As long then as the former time46 endured, He permitted us to be borne along by unruly impulses, being drawn away by the desire of pleasure and various lusts. This was not that He at all delighted in our sins, but that He simply endured them; nor that He approved the time of working iniquity which then was, but that He sought to form a mind conscious of righteousness,47 so that being convinced in that time of our unworthiness of attaining life through our own works, it should now, through the kindness of God, be vouchsafed to us; and having made it manifest that in ourselves we were unable to enter into the kingdom of God, we might through the power of God be made able. But when our wickedness had reached its height, and it had been clearly shown that its reward,48 punishment and death, was impending over us; and when the time had come which God had before appointed for manifesting His own kindness and power, how49 the one love of God, through exceeding regard for men, did not regard us with hatred, nor thrust us away, nor remember our iniquity against us, but showed great long-suffering, and bore with us,50 He Himself took on Him the burden of our iniquities, He gave His own Son as a ransom for us, the holy One for transgressors, the blameless One for the wicked, the righteous One for the unrighteous, the incorruptible One for the corruptible, the immortal One for them that are mortal. For what other thing was capable of covering our sins than His righteousness? By what other one was it possible that we, the wicked and ungodly, could be justified, than by the only Son of God? O sweet exchange! O unsearchable operation! O benefits surpassing all expectation! that the wickedness of many should be hid in a single righteous One, and that the righteousness of One should justify many transgressors!51 Having therefore convinced us in the former time52 that our nature was unable to attain to life, and having now revealed the Saviour who is able to save even those things which it was [formerly] impossible to save, by both these facts He desired to lead us to trust in His kindness, to esteem Him our Nourisher, Father, Teacher, Counsellor, Healer, our Wisdom, Light, Honour, Glory, Power, and Life, so that we should not be anxious53 concerning clothing and food.

From Chapter XI:

This is He who, being from everlasting, is to-day called60 the Son; through whom the Church is enriched, and grace, widely spread, increases in the saints. furnishing understanding, revealing mysteries, announcing times, rejoicing over the faithful. giving61 to those that seek, by whom the limits of faith are not broken through, nor the boundaries set by the fathers passed over. Then the fear of the law is chanted, and the grace of the prophets is known, and the faith of the gospels is established, and the tradition of the Apostles is preserved, and the grace of the Church exults; which grace if you grieve not, you shall know those things which the Word teaches, by whom He wills, and when He pleases. For whatever things we are moved to utter by the will of the Word commanding us, we communicate to you with pains, and from a love of the things that have been revealed to us.

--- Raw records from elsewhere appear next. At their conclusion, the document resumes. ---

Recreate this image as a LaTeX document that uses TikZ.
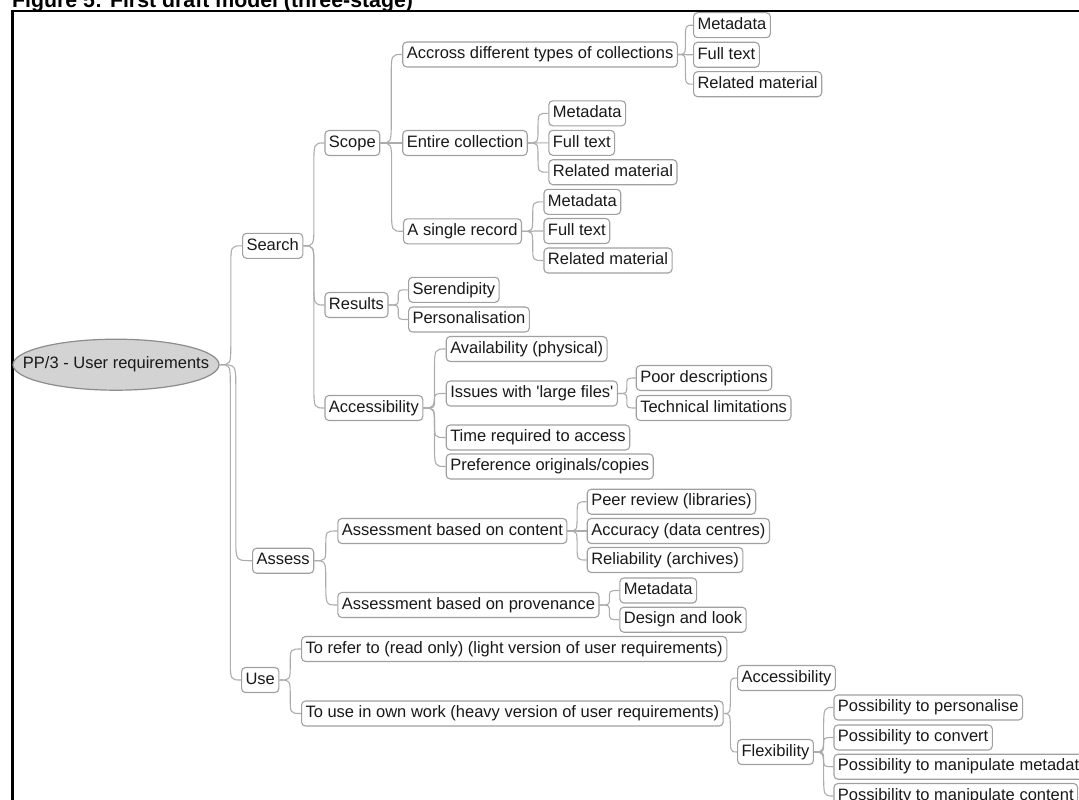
\documentclass[tikz,border=0pt]{standalone}
\usepackage{fontspec}
\setmainfont{Liberation Sans}
\usetikzlibrary{calc,shapes.geometric}
\definecolor{boxgray}{RGB}{160,160,160}
\definecolor{linegray}{RGB}{172,172,172}
\definecolor{ellfill}{RGB}{211,211,211}
\definecolor{ellgray}{RGB}{140,140,140}
\definecolor{txt}{RGB}{25,25,25}
\newcommand\mmconn[2]{%
  \draw[conn] let \p1=(#1.east), \p2=(#2.west),
    \n1={(\x1+\x2)/2},
    \n2={min(abs(\y2-\y1)/2,22pt)*sign(\y2-\y1)} in
    (\p1) .. controls (\n1,\y1) .. (\n1,\y1+\n2) -- (\n1,\y2-\n2)
    .. controls (\n1,\y2) .. (\p2);}
\begin{document}
\begin{tikzpicture}[x=1pt,y=-1pt,
  box/.style={draw=boxgray, line width=1.1pt, rounded corners=4pt, fill=white,
    text=txt, font=\fontsize{16.5}{18}\selectfont, inner xsep=4pt, inner ysep=0pt,
    text height=12pt, text depth=3.5pt, minimum height=25pt, anchor=west},
  conn/.style={draw=linegray, line width=1.1pt},
  rootnode/.style={ellipse, draw=ellgray, fill=ellfill, line width=1.2pt,
    inner xsep=-30pt, inner ysep=0pt, minimum width=206pt, minimum height=51pt,
    text=txt, text height=12pt, text depth=3.5pt,
    font=\fontsize{16.5}{18}\selectfont},
  titlenode/.style={anchor=base west, inner sep=0pt,
    font=\bfseries\fontsize{21.3}{24}\selectfont}]
\useasboundingbox (0,0) rectangle (1079,800);
\clip (0,0) rectangle (1079,800);

\node[titlenode] (title) at (12,7.3) {Figure 5: First draft model (three-stage)};
\draw[line width=2.4pt] (12.6,801) -- (12.6,11.2) -- (1080,11.2);

\node[rootnode] (root) at (116,364.7) {PP/3 - User requirements};

\node[box] (search) at (242,245.8) {Search};
\node[box] (assess) at (252,560.7) {Assess};
\node[box] (use) at (241,680) {Use};

\node[box] (scope) at (324.4,143) {Scope};
\node[box] (results) at (324.4,305) {Results};
\node[box] (access) at (324.4,408) {Accessibility};

\node[box] (across) at (402.2,54.5) {Accross different types of collections};
\node[box] (entire) at (402.2,143) {Entire collection};
\node[box] (single) at (402.9,231.3) {A single record};

\node[box] (a1) at (693,25.2) {Metadata};
\node[box] (a2) at (693,54.8) {Full text};
\node[box] (a3) at (693,84.2) {Related material};
\node[box] (e1) at (548.3,113.3) {Metadata};
\node[box] (e2) at (548.3,142.8) {Full text};
\node[box] (e3) at (548.3,172.2) {Related material};
\node[box] (s1) at (543.4,201.8) {Metadata};
\node[box] (s2) at (543.4,231) {Full text};
\node[box] (s3) at (543.4,260.5) {Related material};

\node[box] (seren) at (408,289.8) {Serendipity};
\node[box] (pers) at (408,319.5) {Personalisation};

\node[box] (avail) at (445.7,349) {Availability (physical)};
\node[box] (issues) at (445.7,393.5) {Issues with \textquotesingle large files\textquotesingle};
\node[box] (time) at (445.7,437.5) {Time required to access};
\node[box] (pref) at (445.7,466.5) {Preference originals/copies};
\node[box] (poor) at (635.7,378) {Poor descriptions};
\node[box] (tech) at (635.7,408) {Technical limitations};

\node[box] (content) at (337.3,531) {Assessment based on content};
\node[box] (prov) at (337.3,605) {Assessment based on provenance};
\node[box] (peer) at (586.7,501.7) {Peer review (libraries)};
\node[box] (accur) at (586.7,531) {Accuracy (data centres)};
\node[box] (rel) at (586.7,560) {Reliability (archives)};
\node[box] (pm) at (619.3,590.5) {Metadata};
\node[box] (design) at (619.3,619.7) {Design and look};

\node[box] (refer) at (301,649) {To refer to (read only) (light version of user requirements)};
\node[box] (usework) at (301,713.5) {To use in own work (heavy version of user requirements)};
\node[box] (uacc) at (737,678) {Accessibility};
\node[box] (flex) at (737,752) {Flexibility};
\node[box] (p1) at (833.4,707.5) {Possibility to personalise};
\node[box] (p2) at (833.4,737.5) {Possibility to convert};
\node[box] (p3) at (833.4,766.7) {Possibility to manipulate metadata};
\node[box] (p4) at (833.4,796) {Possibility to manipulate content};

\mmconn{root}{search}
\mmconn{root}{assess}
\mmconn{root}{use}
\mmconn{search}{scope}
\mmconn{search}{results}
\mmconn{search}{access}
\mmconn{scope}{across}
\mmconn{scope}{entire}
\mmconn{scope}{single}
\mmconn{across}{a1}
\mmconn{across}{a2}
\mmconn{across}{a3}
\mmconn{entire}{e1}
\mmconn{entire}{e2}
\mmconn{entire}{e3}
\mmconn{single}{s1}
\mmconn{single}{s2}
\mmconn{single}{s3}
\mmconn{results}{seren}
\mmconn{results}{pers}
\mmconn{access}{avail}
\mmconn{access}{issues}
\mmconn{access}{time}
\mmconn{access}{pref}
\mmconn{issues}{poor}
\mmconn{issues}{tech}
\mmconn{assess}{content}
\mmconn{assess}{prov}
\mmconn{content}{peer}
\mmconn{content}{accur}
\mmconn{content}{rel}
\mmconn{prov}{pm}
\mmconn{prov}{design}
\mmconn{use}{refer}
\mmconn{use}{usework}
\mmconn{usework}{uacc}
\mmconn{usework}{flex}
\mmconn{flex}{p1}
\mmconn{flex}{p2}
\mmconn{flex}{p3}
\mmconn{flex}{p4}
\end{tikzpicture}
\end{document}
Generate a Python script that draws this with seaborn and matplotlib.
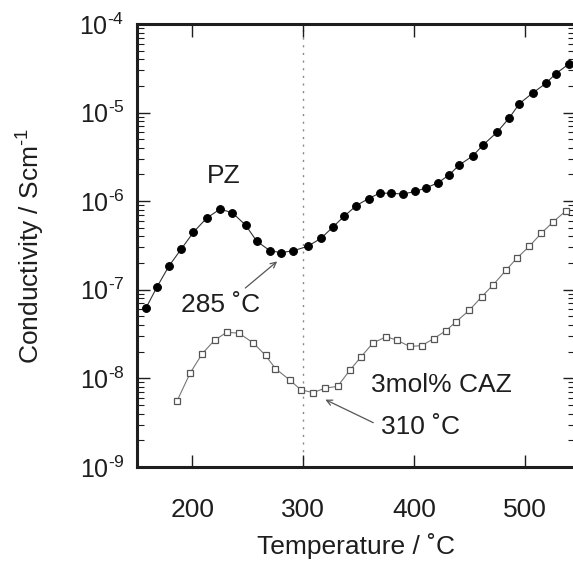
import matplotlib
matplotlib.use('Agg')
import matplotlib.pyplot as plt
import matplotlib.ticker as mticker
import seaborn as sns
import pandas as pd
import numpy as np

# PZ (filled circles)
pz_temp = [158, 168, 179, 190, 201, 213, 225, 236, 248, 258, 270, 280, 291, 304,
           316, 327, 337, 348, 359, 369, 379, 390, 401, 411, 422, 432, 441, 453,
           462, 475, 486, 495, 507, 519, 528, 540]
pz_log = [-7.21, -6.97, -6.73, -6.54, -6.35, -6.19, -6.09, -6.13, -6.27, -6.45,
          -6.56, -6.58, -6.56, -6.51, -6.42, -6.29, -6.17, -6.05, -5.97, -5.91,
          -5.91, -5.92, -5.89, -5.85, -5.79, -5.70, -5.59, -5.49, -5.37, -5.22,
          -5.06, -4.90, -4.78, -4.67, -4.56, -4.45]

# 3mol% CAZ (open squares)
caz_temp = [186, 198, 209, 220, 231, 242, 255, 266, 275, 288, 298, 309, 320, 331,
            342, 352, 363, 375, 385, 396, 407, 418, 429, 438, 450, 461, 471, 483,
            493, 504, 515, 525, 537]
caz_log = [-8.26, -7.94, -7.72, -7.57, -7.48, -7.49, -7.60, -7.74, -7.89, -8.02,
           -8.13, -8.16, -8.11, -8.09, -7.91, -7.76, -7.60, -7.53, -7.57, -7.64,
           -7.63, -7.55, -7.46, -7.36, -7.23, -7.08, -6.95, -6.78, -6.64, -6.51,
           -6.36, -6.24, -6.11]

x_ticks = [200, 300, 400, 500]
y_decades = [-9, -8, -7, -6, -5, -4]

pz = pd.DataFrame({'T': pz_temp, 'sigma': 10 ** np.array(pz_log)})
caz = pd.DataFrame({'T': caz_temp, 'sigma': 10 ** np.array(caz_log)})

sns.set_style('ticks')
plt.rcParams['font.family'] = ['Liberation Sans', 'DejaVu Sans']
plt.rcParams['mathtext.fontset'] = 'custom'
plt.rcParams['mathtext.rm'] = 'Liberation Sans'
plt.rcParams['mathtext.it'] = 'Liberation Sans'
plt.rcParams['mathtext.default'] = 'regular'

ink = '#1e1e1e'
fig = plt.figure(figsize=(5.73, 5.61), dpi=100)
ax = fig.add_axes([0.239, 0.1676, 0.764, 0.7897])

ax.axvline(300, color='#888888', lw=1, ls=(0, (1.5, 4)), zorder=0)

sns.lineplot(data=pz, x='T', y='sigma', ax=ax, color='#333333', lw=0.8,
             marker='o', markersize=5.6, markerfacecolor='black',
             markeredgecolor='black')
sns.lineplot(data=caz, x='T', y='sigma', ax=ax, color='#777777', lw=0.8,
             marker='s', markersize=5, markerfacecolor='white',
             markeredgecolor='#555555', markeredgewidth=0.9)

ax.set_yscale('log')
ax.set_xlim(150, 545)
ax.set_ylim(1e-9, 1e-4)
ax.set_xticks(x_ticks)
major = [10.0 ** d for d in y_decades]
minor = [m * 10.0 ** d for d in y_decades[:-1] for m in range(2, 10)]
ax.yaxis.set_major_locator(mticker.FixedLocator(major))
ax.yaxis.set_minor_locator(mticker.FixedLocator(minor))
ax.yaxis.set_major_formatter(mticker.FixedFormatter(
    ['$10^{\u2010%d}$' % abs(d) for d in y_decades]))
ax.yaxis.set_minor_formatter(mticker.NullFormatter())

for s in ax.spines.values():
    s.set_linewidth(2.2)
    s.set_color(ink)

ax.tick_params(axis='both', which='major', direction='in', length=9, width=1,
               top=True, right=True, colors=ink)
ax.tick_params(axis='x', which='major', pad=22, labelsize=19)
ax.tick_params(axis='y', which='major', pad=9, labelsize=18)
ax.tick_params(axis='y', which='minor', direction='in', length=5, width=0.8,
               right=True, colors=ink)

ax.set_xlabel('Temperature / \u02daC', fontsize=19, color=ink)
ax.set_ylabel('Conductivity / Scm$^{\u20101}$', fontsize=19, color=ink)
ax.xaxis.set_label_coords(0.5, -0.149)
ax.yaxis.set_label_coords(-0.205, 0.5)

ax.text(228.5, 10 ** -5.72, 'PZ', fontsize=19, ha='center', va='center', color=ink)
ax.text(225.5, 10 ** -7.17, '285 \u02daC', fontsize=19, ha='center', va='center',
        color=ink)
ax.annotate('', xy=(276.5, 10 ** -6.68), xytext=(247.8, 10 ** -6.98),
            arrowprops=dict(arrowstyle='->', color='#555555', lw=0.9,
                            shrinkA=0, shrinkB=0))
ax.text(425, 10 ** -8.07, '3mol% CAZ', fontsize=19, ha='center', va='center',
        color=ink)
ax.text(405.5, 10 ** -8.55, '310 \u02daC', fontsize=19, ha='center', va='center',
        color=ink)
ax.annotate('', xy=(320, 10 ** -8.24), xytext=(363.2, 10 ** -8.50),
            arrowprops=dict(arrowstyle='->', color='#555555', lw=0.9,
                            shrinkA=0, shrinkB=0))

fig.savefig('out.png', dpi=100)
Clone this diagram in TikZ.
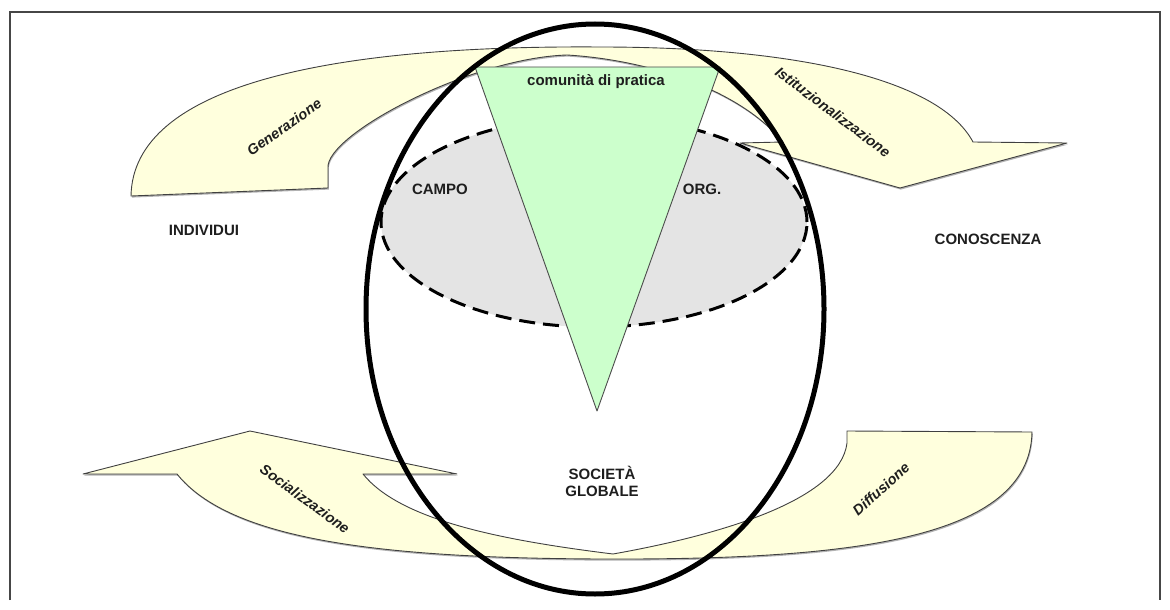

Now, I ask you, how can "grace...increase in the saints" in Calvinist theology? Is that grace somehow "imperfect" that it can be increased? Or, are these "saints" able to "do something" to see an increase in their "grace?"

So yes James, we see that the context of Mathetus' epistle to Diognetus still denies the Lutheran/Calvinist concept/innovation of grace.


Now, I understand that James came into #CathApol later that same day (November 21, 2000) and made a statement that I had embarrassed myself in making the above claim. James and I have yet to run into each other, but I make this an open letter...

James, how can there be an "increase" in "grace" in the Calvinist system? I quote this from the "Statement of Faith" from Alpha and Omega Ministries: "We believe that God, in His sovereign grace and mercy, regenerates sinful men by the power of the Holy Spirit, not by any action of their own, bringing them to new life." So we see here that grace comes from God, which we agree on, - but where do we see it possible, anywhere in this Statement of Faith, to "increase" in grace? Yet, this is what Mathetes is saying. Do you withdraw your quote from Mathetes or do you have an addendum to your Statement of Faith?